Baked Apricot Chicken
12 chicken thighs
2 tablespoon vegetable oil
Salt and pepper
1 cup apricot preserves
1 cup French dressing
1 (1 ounce) package dry onion soup mix
Preheat oven to 350 degrees. In a large Dutch oven, heat vegetable oil over medium high heat. Salt and pepper both sides of chicken thighs. Brown chicken on both sides for 3 to4 minutes each. Brown chicken in batches as to brown, not steam, the chicken. Remove chicken from pot and set aside. In a medium bowl combine the preserves, dressing, and soup mix. Mix together. Place chicken pieces in a 9x13 inch baking dish.
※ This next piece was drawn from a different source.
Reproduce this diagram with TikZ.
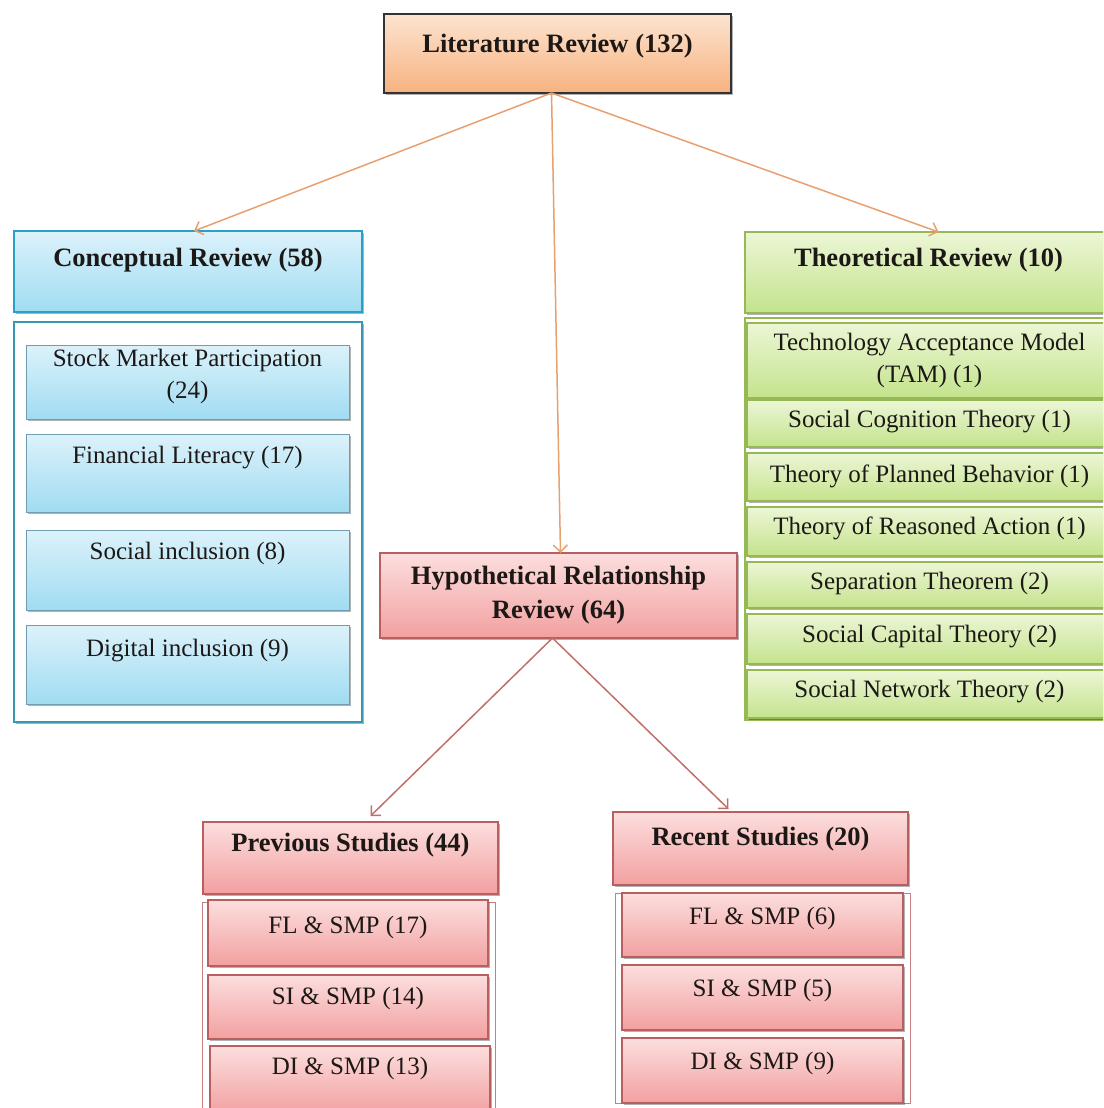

Pour apricot mixture over chicken and bake uncovered in the preheated oven for 50 to 60 minutes. Serve with steamed Basmati, Texmati or Jasmine rice and broccoli flowerets tossed with butter and Parmesan cheese.
Makes 8 to 10 servings
Bonner McCollum
McKenzie, may I substitute chicken breasts for thighs and bake perhaps 30+ minutes? I'm not a fan of dark meat, but perhaps I should try it, first. Let me know what you think!
This Chickie Can Cook!
Of course you can always use chicken breasts instead of the thighs...this is the way my mom makes it, but I like chicken breast. Just keep an eye on it when you are cooking, as to not overcook and dry out the meat.